We see the issue identified by Professor Budzinski play out scores of times each year in the Tennessee Court of Workers’ Compensation Claims.  In Tennessee, the employee must prove every element of his or her case.  That includes proving that their claimed injury arose primarily out of and in the course and scope of employment.  Proof of this element must include medical expert testimony based on a reasonable degree of medical certainty that the work injury contributed more than fifty percent to the causation of the employee’s disability and need for treatment, considering all causative factors (such as pre-existing conditions and injuries.)

In our court, the Tennessee Rules of Evidence apply by statute.  Further, under Tennessee law, physicians are exempt from subpoena power.  This means that a party wishing to present medical expert testimony in court must pay the physician’s deposition fee, hire a court reporter to transcribe the deposition testimony, and then present the physician’s opinions by asking questions that are not leading or otherwise objectionable under the Tennessee Rules of Evidence.

The Workers’ Compensation Act also allows parties to present medical evidence by form.  That process requires the payment of a fee to the physician.  It also requires strict compliance with statutory mandates such as introduction into evidence under the original signature of the physician and inclusion of the physician’s curriculum vitae.

Our observation as judges has been that even lawyers stumble at times in complying with the rules of evidence.  Unfortunately, we have also noted that self-represented litigants are almost never able to navigate the financial and procedural requirements to introduce the essential medical evidence needed to give them a chance to succeed at trial.  Judges in Tennessee can do very little to lighten the load of the self-represented litigant in introducing evidence.  Our appellate courts have ruled that unrepresented parties are held to the same standard as attorneys in complying with applicable procedural and evidentiary rules.  Judges have been held in error for instructing a self-represented party about requisite details such as obtaining signatures on forms and sworn signatures on affidavits.

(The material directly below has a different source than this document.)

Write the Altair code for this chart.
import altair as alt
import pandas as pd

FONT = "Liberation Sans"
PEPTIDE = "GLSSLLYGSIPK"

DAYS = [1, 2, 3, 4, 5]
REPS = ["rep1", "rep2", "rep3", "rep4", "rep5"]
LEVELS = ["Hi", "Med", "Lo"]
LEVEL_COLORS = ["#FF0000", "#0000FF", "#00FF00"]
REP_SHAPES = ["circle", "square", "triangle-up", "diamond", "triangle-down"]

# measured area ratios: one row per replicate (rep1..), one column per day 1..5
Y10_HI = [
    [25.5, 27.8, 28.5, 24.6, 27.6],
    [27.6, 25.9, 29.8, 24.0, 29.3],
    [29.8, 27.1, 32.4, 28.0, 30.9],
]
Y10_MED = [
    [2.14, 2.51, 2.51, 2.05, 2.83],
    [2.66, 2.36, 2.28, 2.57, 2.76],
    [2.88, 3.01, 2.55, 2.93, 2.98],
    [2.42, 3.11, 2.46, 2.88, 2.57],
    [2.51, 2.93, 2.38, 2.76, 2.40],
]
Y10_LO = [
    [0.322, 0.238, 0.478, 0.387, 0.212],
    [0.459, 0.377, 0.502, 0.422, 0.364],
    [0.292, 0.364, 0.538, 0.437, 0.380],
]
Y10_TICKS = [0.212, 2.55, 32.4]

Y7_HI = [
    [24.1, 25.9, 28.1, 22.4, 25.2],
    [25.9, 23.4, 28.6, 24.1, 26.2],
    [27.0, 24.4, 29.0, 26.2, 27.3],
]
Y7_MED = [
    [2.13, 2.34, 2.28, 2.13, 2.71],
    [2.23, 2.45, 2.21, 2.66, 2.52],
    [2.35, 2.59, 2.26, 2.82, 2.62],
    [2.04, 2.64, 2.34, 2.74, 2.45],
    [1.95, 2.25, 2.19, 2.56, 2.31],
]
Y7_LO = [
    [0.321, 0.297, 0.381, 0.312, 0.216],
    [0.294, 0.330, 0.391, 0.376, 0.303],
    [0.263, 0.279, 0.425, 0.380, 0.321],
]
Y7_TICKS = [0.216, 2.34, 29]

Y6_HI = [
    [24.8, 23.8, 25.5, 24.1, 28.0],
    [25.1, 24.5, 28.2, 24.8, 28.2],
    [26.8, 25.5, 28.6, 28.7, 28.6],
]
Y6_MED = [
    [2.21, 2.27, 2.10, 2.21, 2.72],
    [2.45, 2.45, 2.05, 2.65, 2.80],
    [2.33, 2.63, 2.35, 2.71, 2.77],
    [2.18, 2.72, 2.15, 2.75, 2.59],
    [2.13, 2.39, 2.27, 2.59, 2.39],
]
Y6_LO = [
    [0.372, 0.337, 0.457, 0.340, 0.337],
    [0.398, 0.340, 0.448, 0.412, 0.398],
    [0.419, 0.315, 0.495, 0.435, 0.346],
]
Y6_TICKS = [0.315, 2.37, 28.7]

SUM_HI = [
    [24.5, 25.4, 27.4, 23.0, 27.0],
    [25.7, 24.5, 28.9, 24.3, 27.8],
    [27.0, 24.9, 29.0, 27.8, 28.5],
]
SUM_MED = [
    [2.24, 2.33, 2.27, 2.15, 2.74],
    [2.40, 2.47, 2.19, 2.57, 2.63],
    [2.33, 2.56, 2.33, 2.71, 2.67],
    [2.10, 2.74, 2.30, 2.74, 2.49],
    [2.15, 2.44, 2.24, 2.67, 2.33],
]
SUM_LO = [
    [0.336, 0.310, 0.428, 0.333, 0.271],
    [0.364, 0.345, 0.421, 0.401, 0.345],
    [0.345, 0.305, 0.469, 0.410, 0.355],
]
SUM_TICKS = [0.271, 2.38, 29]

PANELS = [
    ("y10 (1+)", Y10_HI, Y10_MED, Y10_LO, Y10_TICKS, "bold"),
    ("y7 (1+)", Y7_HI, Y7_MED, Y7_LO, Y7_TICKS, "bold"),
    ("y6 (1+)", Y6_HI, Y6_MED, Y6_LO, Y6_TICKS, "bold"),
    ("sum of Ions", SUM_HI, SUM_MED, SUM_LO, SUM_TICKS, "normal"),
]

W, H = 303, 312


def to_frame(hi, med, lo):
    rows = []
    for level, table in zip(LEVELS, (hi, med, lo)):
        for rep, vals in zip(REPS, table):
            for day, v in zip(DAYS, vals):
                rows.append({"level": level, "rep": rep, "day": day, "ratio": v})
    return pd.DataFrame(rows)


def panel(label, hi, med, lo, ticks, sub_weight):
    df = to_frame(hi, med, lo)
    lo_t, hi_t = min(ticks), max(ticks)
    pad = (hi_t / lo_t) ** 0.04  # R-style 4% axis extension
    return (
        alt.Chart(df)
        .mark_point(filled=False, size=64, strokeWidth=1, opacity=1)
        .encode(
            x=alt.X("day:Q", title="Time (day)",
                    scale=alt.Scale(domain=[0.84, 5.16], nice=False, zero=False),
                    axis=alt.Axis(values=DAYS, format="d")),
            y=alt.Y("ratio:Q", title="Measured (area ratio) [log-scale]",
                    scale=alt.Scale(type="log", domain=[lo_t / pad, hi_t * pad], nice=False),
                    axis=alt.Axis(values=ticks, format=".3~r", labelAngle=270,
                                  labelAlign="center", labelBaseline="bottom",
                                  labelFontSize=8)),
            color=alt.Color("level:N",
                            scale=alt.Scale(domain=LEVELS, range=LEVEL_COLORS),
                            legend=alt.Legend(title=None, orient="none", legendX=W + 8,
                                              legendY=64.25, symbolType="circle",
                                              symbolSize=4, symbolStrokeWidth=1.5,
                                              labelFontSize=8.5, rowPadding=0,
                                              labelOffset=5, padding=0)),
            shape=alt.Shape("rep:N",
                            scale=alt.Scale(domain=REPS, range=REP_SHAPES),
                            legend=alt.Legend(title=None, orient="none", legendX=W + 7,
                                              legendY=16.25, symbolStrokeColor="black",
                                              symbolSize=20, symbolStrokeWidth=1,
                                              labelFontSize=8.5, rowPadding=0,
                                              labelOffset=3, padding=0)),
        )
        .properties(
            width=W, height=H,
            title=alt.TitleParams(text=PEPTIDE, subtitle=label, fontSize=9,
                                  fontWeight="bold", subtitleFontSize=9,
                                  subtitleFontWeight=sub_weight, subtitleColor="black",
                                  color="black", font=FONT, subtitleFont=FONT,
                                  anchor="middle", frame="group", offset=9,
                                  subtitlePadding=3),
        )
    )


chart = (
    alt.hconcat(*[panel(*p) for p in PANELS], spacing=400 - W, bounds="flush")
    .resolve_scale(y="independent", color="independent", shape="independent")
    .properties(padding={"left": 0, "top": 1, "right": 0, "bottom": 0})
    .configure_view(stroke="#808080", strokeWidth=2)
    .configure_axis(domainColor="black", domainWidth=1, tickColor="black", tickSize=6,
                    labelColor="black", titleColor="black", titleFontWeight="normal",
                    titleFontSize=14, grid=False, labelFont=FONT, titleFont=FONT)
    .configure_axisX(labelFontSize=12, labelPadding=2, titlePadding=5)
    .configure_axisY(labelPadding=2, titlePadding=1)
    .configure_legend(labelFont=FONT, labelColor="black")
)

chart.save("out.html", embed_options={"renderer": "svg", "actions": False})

So, what does Professor Budzinski recommend to address this problem?  He did not advocate total relaxation of rules of evidence in non-jury cases.  He did suggest removing some of the “hoops” required by rules of evidence.  For instance, he hypothesized a custody case in family court in which a parent sought to introduce a child’s report cards to prove the child’s worsening grades.  He suggested that a copy of the report cards on the form used by the school should be admissible.  He saw little substantive need for the testimony of a custodian of records to lay the foundation of the report cards falling under the business or official records exception to the hearsay rule.  He argued that a trained judge could appropriately assess whether the submitted copy had sufficient indicia of reliability to justify the court’s consideration of the report cards as evidence.

Applying the spirit of Professor Budzinski’s recommendation to the workers’ compensation context, a court might admit into evidence medical causation letters on the physician’s letterhead, signed by the physician, and accompanied by the treatment records.  A party introducing causation evidence by report would be required to share the report with adversary parties sufficiently in advance of trial so that the party could take the deposition of the doctor to cross-examine the opinion.

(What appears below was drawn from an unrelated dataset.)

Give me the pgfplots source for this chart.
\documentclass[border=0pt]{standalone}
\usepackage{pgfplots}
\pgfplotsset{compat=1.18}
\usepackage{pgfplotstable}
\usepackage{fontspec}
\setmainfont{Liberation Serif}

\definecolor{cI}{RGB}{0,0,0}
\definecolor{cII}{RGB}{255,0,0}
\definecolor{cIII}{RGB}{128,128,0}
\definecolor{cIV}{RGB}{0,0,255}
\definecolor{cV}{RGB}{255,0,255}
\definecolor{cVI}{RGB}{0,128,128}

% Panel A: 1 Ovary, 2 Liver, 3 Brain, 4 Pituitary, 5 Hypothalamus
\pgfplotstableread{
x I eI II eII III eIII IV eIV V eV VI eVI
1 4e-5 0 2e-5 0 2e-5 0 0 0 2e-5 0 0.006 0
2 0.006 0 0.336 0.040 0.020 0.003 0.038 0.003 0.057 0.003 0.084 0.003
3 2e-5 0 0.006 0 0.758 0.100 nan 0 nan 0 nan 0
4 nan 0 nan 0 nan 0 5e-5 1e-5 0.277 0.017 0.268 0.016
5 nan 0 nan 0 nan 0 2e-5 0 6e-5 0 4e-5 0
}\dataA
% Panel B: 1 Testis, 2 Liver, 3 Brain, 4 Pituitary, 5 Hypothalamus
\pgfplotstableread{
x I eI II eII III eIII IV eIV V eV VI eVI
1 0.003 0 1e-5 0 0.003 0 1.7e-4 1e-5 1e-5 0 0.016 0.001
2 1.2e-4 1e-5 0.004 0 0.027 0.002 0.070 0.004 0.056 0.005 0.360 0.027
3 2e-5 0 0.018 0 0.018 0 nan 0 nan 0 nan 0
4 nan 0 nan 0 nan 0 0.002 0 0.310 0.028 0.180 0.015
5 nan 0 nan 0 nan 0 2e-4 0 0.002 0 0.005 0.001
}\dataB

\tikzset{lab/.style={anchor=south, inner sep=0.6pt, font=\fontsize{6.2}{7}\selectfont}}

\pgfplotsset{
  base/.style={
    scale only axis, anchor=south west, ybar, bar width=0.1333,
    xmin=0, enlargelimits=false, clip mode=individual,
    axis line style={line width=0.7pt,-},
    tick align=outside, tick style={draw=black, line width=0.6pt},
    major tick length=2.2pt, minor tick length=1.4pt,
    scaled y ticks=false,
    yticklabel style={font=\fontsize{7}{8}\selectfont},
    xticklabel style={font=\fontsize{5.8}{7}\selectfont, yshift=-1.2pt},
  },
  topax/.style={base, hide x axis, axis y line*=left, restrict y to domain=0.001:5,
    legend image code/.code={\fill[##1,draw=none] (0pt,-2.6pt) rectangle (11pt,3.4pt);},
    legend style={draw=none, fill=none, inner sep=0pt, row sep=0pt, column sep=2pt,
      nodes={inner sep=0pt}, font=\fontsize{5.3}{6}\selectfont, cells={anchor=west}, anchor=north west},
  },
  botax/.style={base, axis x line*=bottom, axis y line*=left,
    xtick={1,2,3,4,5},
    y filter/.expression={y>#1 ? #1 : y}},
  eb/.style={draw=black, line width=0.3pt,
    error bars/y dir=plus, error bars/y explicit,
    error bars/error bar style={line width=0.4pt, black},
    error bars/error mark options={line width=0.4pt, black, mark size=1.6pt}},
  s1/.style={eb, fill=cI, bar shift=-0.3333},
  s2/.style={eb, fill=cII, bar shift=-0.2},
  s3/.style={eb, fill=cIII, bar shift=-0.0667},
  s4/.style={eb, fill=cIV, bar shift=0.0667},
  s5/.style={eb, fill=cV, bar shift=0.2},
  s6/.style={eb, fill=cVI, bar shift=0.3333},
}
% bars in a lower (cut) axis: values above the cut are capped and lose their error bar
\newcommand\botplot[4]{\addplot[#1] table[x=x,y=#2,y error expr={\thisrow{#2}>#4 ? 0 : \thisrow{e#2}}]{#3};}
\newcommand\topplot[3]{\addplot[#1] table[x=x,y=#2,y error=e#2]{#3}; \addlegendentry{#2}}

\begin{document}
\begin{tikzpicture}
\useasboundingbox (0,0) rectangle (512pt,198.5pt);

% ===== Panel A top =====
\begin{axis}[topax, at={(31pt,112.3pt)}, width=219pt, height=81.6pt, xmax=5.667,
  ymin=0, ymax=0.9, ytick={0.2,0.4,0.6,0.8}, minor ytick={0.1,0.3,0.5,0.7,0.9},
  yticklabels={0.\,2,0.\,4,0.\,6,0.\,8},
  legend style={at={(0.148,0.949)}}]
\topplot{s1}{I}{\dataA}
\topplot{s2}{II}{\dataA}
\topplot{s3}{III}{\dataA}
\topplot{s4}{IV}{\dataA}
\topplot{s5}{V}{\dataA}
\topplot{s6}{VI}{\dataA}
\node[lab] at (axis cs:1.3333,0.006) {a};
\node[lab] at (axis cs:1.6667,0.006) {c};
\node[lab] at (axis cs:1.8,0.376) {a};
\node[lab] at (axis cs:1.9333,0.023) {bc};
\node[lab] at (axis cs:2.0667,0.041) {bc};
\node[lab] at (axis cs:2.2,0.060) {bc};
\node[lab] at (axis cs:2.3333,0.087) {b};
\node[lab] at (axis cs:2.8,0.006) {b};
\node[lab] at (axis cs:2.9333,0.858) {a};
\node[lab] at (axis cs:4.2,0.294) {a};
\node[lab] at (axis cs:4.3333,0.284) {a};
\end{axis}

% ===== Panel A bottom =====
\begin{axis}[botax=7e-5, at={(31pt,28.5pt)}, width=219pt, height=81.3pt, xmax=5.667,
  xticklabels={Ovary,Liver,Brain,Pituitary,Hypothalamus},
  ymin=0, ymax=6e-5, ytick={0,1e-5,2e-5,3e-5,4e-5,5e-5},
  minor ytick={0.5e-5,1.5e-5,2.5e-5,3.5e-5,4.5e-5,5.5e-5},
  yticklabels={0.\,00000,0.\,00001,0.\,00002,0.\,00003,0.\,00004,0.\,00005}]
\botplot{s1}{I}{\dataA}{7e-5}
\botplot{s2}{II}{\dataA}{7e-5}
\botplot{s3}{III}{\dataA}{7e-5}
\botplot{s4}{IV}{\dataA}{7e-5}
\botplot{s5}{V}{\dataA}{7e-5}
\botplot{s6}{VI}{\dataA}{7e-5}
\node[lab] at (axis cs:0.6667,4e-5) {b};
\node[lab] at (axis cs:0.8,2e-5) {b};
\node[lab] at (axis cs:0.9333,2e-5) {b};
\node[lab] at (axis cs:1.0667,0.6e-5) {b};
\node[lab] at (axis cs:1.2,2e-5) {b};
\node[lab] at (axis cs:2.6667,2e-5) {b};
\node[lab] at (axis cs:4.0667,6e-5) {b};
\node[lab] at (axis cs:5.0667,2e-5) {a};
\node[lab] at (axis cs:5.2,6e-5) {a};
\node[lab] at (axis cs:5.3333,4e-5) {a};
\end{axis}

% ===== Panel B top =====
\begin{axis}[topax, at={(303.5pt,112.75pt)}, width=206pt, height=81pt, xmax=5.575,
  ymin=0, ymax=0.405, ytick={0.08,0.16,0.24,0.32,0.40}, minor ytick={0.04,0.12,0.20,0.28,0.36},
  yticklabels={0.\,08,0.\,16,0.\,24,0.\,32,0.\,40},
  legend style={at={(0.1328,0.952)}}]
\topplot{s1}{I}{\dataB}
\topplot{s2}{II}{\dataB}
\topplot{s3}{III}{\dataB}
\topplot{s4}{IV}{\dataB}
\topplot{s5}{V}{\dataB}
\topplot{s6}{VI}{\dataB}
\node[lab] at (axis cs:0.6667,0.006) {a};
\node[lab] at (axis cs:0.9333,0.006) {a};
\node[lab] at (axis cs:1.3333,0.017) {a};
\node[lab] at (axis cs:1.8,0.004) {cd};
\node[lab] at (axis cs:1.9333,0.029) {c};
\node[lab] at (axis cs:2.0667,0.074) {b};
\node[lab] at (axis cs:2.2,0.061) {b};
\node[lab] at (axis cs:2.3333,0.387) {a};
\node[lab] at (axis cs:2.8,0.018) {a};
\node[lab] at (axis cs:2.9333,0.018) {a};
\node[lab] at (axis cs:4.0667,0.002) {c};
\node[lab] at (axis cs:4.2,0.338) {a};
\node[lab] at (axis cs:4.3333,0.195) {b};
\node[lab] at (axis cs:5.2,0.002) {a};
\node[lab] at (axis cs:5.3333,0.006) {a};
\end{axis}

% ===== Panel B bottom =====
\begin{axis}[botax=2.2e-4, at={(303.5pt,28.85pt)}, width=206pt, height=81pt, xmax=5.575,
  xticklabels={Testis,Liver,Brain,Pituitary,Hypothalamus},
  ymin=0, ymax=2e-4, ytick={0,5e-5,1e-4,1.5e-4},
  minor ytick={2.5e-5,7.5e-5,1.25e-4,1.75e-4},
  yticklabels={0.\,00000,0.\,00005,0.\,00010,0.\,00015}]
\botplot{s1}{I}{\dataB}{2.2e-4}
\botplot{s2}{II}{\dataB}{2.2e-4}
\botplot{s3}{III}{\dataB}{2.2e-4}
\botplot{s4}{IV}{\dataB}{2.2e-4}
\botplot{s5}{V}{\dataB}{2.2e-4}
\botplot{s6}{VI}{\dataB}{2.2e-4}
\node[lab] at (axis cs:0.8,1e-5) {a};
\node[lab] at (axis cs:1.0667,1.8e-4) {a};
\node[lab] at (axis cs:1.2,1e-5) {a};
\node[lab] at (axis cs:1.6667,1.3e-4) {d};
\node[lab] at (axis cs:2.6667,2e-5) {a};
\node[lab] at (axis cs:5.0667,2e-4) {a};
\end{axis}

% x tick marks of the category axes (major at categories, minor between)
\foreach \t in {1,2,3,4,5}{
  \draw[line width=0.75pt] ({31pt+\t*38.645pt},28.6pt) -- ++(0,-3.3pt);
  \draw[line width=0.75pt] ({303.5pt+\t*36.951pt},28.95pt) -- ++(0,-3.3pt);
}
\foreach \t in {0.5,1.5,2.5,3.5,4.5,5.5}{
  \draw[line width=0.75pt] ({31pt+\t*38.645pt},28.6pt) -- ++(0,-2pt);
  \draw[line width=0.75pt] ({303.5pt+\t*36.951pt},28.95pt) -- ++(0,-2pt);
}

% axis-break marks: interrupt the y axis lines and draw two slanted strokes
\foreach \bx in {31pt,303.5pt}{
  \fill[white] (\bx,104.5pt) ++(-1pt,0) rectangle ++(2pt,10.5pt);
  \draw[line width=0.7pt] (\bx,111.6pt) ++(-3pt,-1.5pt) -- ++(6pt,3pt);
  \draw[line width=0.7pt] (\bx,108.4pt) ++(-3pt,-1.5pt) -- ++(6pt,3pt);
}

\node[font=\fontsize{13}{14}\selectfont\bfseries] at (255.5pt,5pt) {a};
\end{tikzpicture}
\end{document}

Of course, no easy answers exist to the above concerns.  Represented parties are entitled to fundamental fairness, too.  In our court, relaxation of the Tennessee Rules of Evidence will require statutory and regulatory change after slow and complex procedures.  At this point, all we workers’ compensation judges can do is be aware of the difficult road facing self-represented litigants and assure they receive the available information to prepare their cases for trial.